Coal company shuts down, town now no longer has water

This isn’t a big story, but it is a story of the consequences of the Obama’s determination to destroy the coal industry. Jobs lost and the “other little things” that go with living in a company town. Once in awhile it’s a good thing to put a face on the misery that is being caused for little or no reason. Especially this time of year.

Residents of Prenter Camp, W.Va. woke up one morning to no showers or tap water. The Boone County township had its water supply shut off with no notice or explanation, and is now uncertain where to turn for a solution.

The water supply used to be guaranteed through a relationship with the local coal mining company, which has since gone out of business. As reported on the Metro News website:

The power bill for the pump house… had always been paid by Patriot Coal. Patriot is now bankrupt and gone. The company which shut off the power this week was ERPS Oil… ERPS is an oil and gas exploration company. [ERPS] paid the bill for a couple of months after Patriot Coal was dissolved, but apparently stopped paying this week.

“If we don’t get some emergency help to get water put back in this is a health concern,” she said. “We can’t take showers, we can’t flush our commode, we’ll need drinking water eventually.  This is something that really needs to be jumped on, but it seems like we’re not getting any help.”

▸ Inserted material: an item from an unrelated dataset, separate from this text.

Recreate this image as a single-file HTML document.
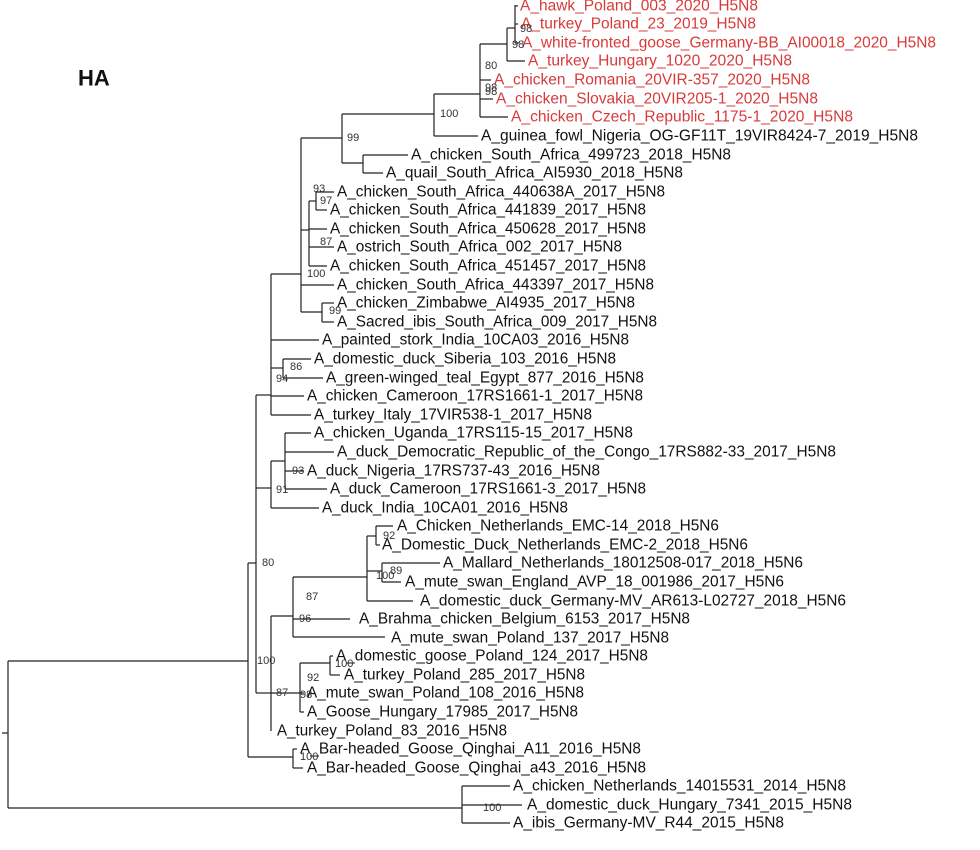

Read the full story on the Metro News website. H/T:Contractor Mag 

Bonus information why the above is happening. Regulations.

The Daily Caller reports:

An Obama administration official has said that the new clean coal rules could increase electricity prices by as much as 80 percent.
Dr. Julio Friedmann, the deputy assistant secretary for clean coal at the Department of Energy, told House lawmakers that the first generation of carbon capture and storage technology would increase wholesale electricity prices by “70 or 80 percent.”
The Obama administration’s plan to fight global warming includes limiting carbon dioxide from new power plants. In order for new coal-fired power plants to be built, however, they would need to install costly carbon capture and storage (CCS) technology.